# Task directions
Write the records out again exactly, leaving no images in.

# Dataset records
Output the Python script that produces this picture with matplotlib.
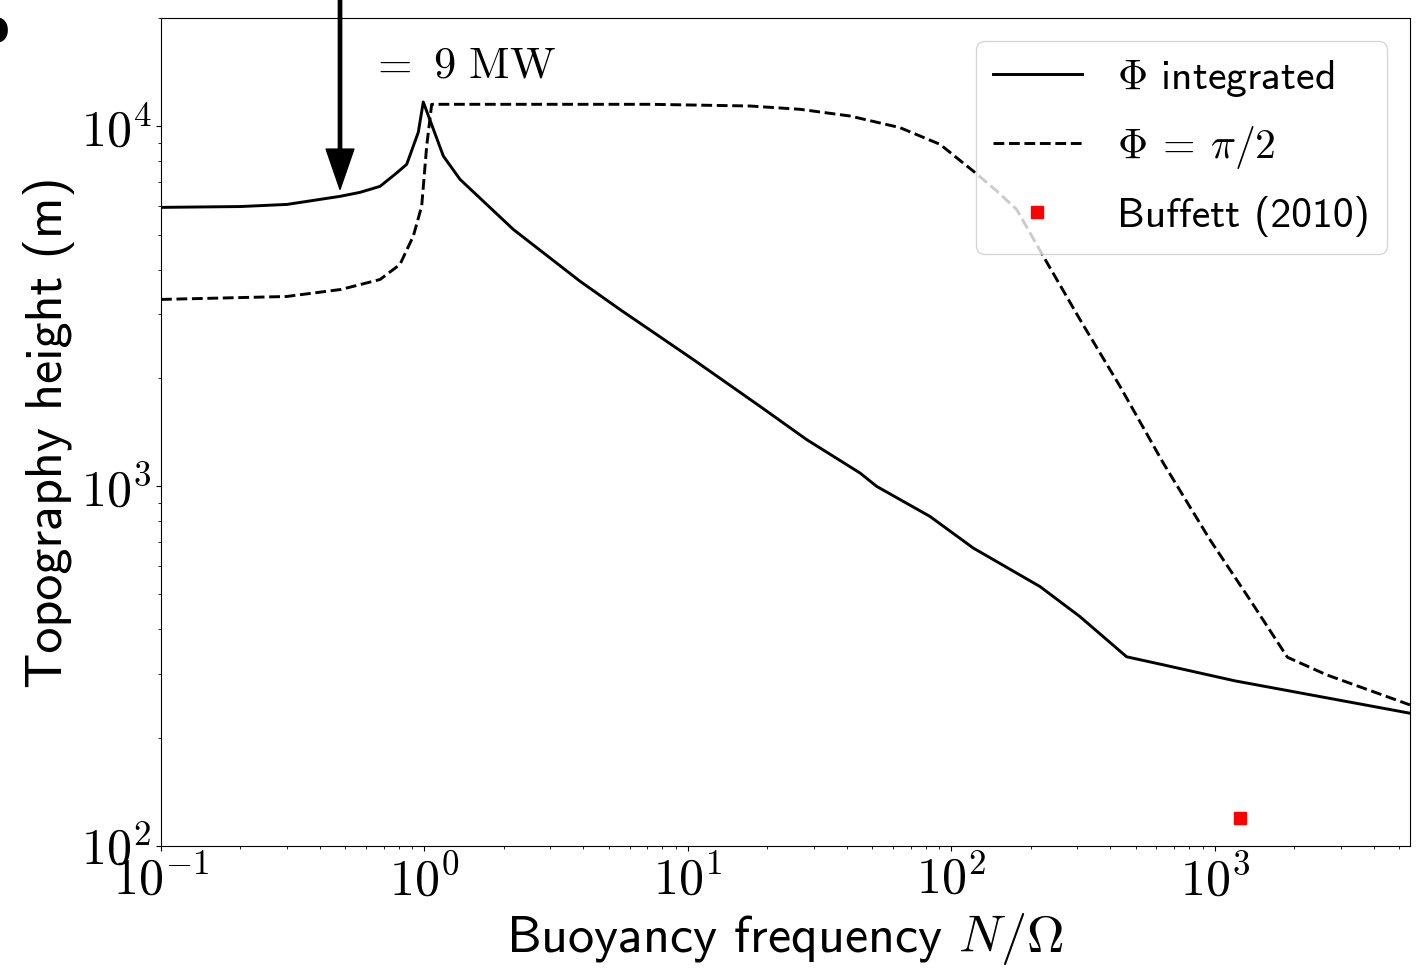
import math
import matplotlib
matplotlib.use("Agg")
import matplotlib.pyplot as plt
from matplotlib.ticker import FuncFormatter

plt.rcParams['mathtext.fontset'] = 'cm'

# --- data ---
n_integrated = [0.1, 0.2, 0.3007, 0.4778, 0.569, 0.6778, 0.7727, 0.856, 0.9473, 0.9895,
                1.179, 1.364, 2.173, 3.891, 5.52, 10.47, 18.76, 28.22, 44.97, 52.02,
                82.86, 121.0, 216.8, 307.4, 462.2, 636.5, 1191, 5495]
h_integrated = [5953, 5985, 6067, 6388, 6553, 6810, 7354, 7840, 9623, 11684,
                8269, 7123, 5170, 3712, 3097, 2249, 1667, 1347, 1088, 998.7,
                824, 673, 526, 434, 335.6, 318.8, 287.7, 233.9]

n_half_pi = [0.1, 0.3, 0.482, 0.678, 0.807, 0.907, 0.9759, 1.0195, 1.065, 7.176,
             17.19, 26.61, 41.19, 63.77, 90.46, 121.0, 146.2, 176.8, 223.1, 307.4,
             436.1, 636.5, 957.2, 1358, 1884, 2654, 5495]
h_half_pi = [3303, 3366, 3521, 3752, 4131, 4954, 6002, 8814, 11513, 11513,
             11389, 11151, 10683, 9917, 8912, 7510, 6680, 5875, 4357, 2905,
             1895, 1160, 710, 483.4, 334.6, 299, 246.7]

buffett_n = [1245]
buffett_h = [120]

arrow_n = 0.478
arrow_h = 6680

label_integrated = r'$\Phi$ integrated'
label_half_pi = r'$\Phi\:=\:\pi/2$'
label_buffett = 'Buffett (2010)'

sans = 'cmss10'

fig = plt.figure(figsize=(14.2, 9.71), dpi=100)
ax = fig.add_axes([161/1420, 1-846/971, (1410-161)/1420, (846-18)/971])

ax.plot(n_integrated, h_integrated, color='black', lw=2.1, label=label_integrated)
ax.plot(n_half_pi, h_half_pi, color='black', lw=2.1, ls='--', label=label_half_pi)
ax.plot(buffett_n, buffett_h, ls='none', marker='s', color='red', markersize=9,
        label=label_buffett)

ax.set_xscale('log')
ax.set_yscale('log')
ax.set_xlim(0.1, 5500)
ax.set_ylim(100, 2.0e4)

fmt = FuncFormatter(lambda v, p: r'$10^{%d}$' % round(math.log10(v)))
ax.xaxis.set_major_formatter(fmt)
ax.yaxis.set_major_formatter(fmt)
ax.tick_params(axis='both', which='major', labelsize=36)

ax.set_xlabel(r'Buoyancy frequency $N/\Omega$', fontsize=37.5, fontfamily=sans)
ax.set_ylabel('Topography height (m)', fontsize=37.5, fontfamily=sans)

leg = ax.legend(loc='upper right', prop={'family': sans, 'size': 30},
                handlelength=2.13, handletextpad=0.85, labelspacing=0.6,
                borderaxespad=0.56)

ax.annotate('', xy=(arrow_n, arrow_h), xycoords='data',
            xytext=(arrow_n, 1.01), textcoords=('data', 'figure fraction'),
            arrowprops=dict(facecolor='black', edgecolor='black', width=2.4,
                            headwidth=20, headlength=29, shrink=0),
            annotation_clip=False)

fig.text(370/1420, 1-77/971, r'$=\ 9\ \mathrm{MW}$', fontsize=32, va='baseline', ha='left')
fig.text(9/1420, 1-42/971, 'b', fontsize=32, fontweight='bold', ha='right', va='baseline')

fig.savefig('out.png', dpi=100)
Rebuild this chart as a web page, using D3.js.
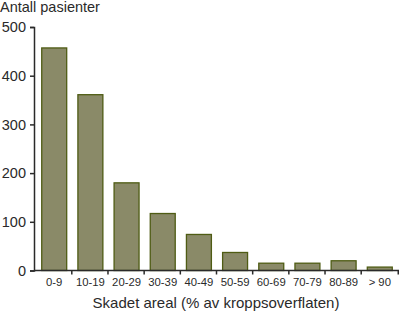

# Result
Output the Python script that produces this picture with matplotlib.
import math
import matplotlib
matplotlib.use("Agg")
import matplotlib.pyplot as plt
from matplotlib.ticker import FuncFormatter

plt.rcParams['mathtext.fontset'] = 'cm'

# --- data ---
n_integrated = [0.1, 0.2, 0.3007, 0.4778, 0.569, 0.6778, 0.7727, 0.856, 0.9473, 0.9895,
                1.179, 1.364, 2.173, 3.891, 5.52, 10.47, 18.76, 28.22, 44.97, 52.02,
                82.86, 121.0, 216.8, 307.4, 462.2, 636.5, 1191, 5495]
h_integrated = [5953, 5985, 6067, 6388, 6553, 6810, 7354, 7840, 9623, 11684,
                8269, 7123, 5170, 3712, 3097, 2249, 1667, 1347, 1088, 998.7,
                824, 673, 526, 434, 335.6, 318.8, 287.7, 233.9]

n_half_pi = [0.1, 0.3, 0.482, 0.678, 0.807, 0.907, 0.9759, 1.0195, 1.065, 7.176,
             17.19, 26.61, 41.19, 63.77, 90.46, 121.0, 146.2, 176.8, 223.1, 307.4,
             436.1, 636.5, 957.2, 1358, 1884, 2654, 5495]
h_half_pi = [3303, 3366, 3521, 3752, 4131, 4954, 6002, 8814, 11513, 11513,
             11389, 11151, 10683, 9917, 8912, 7510, 6680, 5875, 4357, 2905,
             1895, 1160, 710, 483.4, 334.6, 299, 246.7]

buffett_n = [1245]
buffett_h = [120]

arrow_n = 0.478
arrow_h = 6680

label_integrated = r'$\Phi$ integrated'
label_half_pi = r'$\Phi\:=\:\pi/2$'
label_buffett = 'Buffett (2010)'

sans = 'cmss10'

fig = plt.figure(figsize=(14.2, 9.71), dpi=100)
ax = fig.add_axes([161/1420, 1-846/971, (1410-161)/1420, (846-18)/971])

ax.plot(n_integrated, h_integrated, color='black', lw=2.1, label=label_integrated)
ax.plot(n_half_pi, h_half_pi, color='black', lw=2.1, ls='--', label=label_half_pi)
ax.plot(buffett_n, buffett_h, ls='none', marker='s', color='red', markersize=9,
        label=label_buffett)

ax.set_xscale('log')
ax.set_yscale('log')
ax.set_xlim(0.1, 5500)
ax.set_ylim(100, 2.0e4)

fmt = FuncFormatter(lambda v, p: r'$10^{%d}$' % round(math.log10(v)))
ax.xaxis.set_major_formatter(fmt)
ax.yaxis.set_major_formatter(fmt)
ax.tick_params(axis='both', which='major', labelsize=36)

ax.set_xlabel(r'Buoyancy frequency $N/\Omega$', fontsize=37.5, fontfamily=sans)
ax.set_ylabel('Topography height (m)', fontsize=37.5, fontfamily=sans)

leg = ax.legend(loc='upper right', prop={'family': sans, 'size': 30},
                handlelength=2.13, handletextpad=0.85, labelspacing=0.6,
                borderaxespad=0.56)

ax.annotate('', xy=(arrow_n, arrow_h), xycoords='data',
            xytext=(arrow_n, 1.01), textcoords=('data', 'figure fraction'),
            arrowprops=dict(facecolor='black', edgecolor='black', width=2.4,
                            headwidth=20, headlength=29, shrink=0),
            annotation_clip=False)

fig.text(370/1420, 1-77/971, r'$=\ 9\ \mathrm{MW}$', fontsize=32, va='baseline', ha='left')
fig.text(9/1420, 1-42/971, 'b', fontsize=32, fontweight='bold', ha='right', va='baseline')

fig.savefig('out.png', dpi=100)
Rebuild this chart as a web page, using D3.js.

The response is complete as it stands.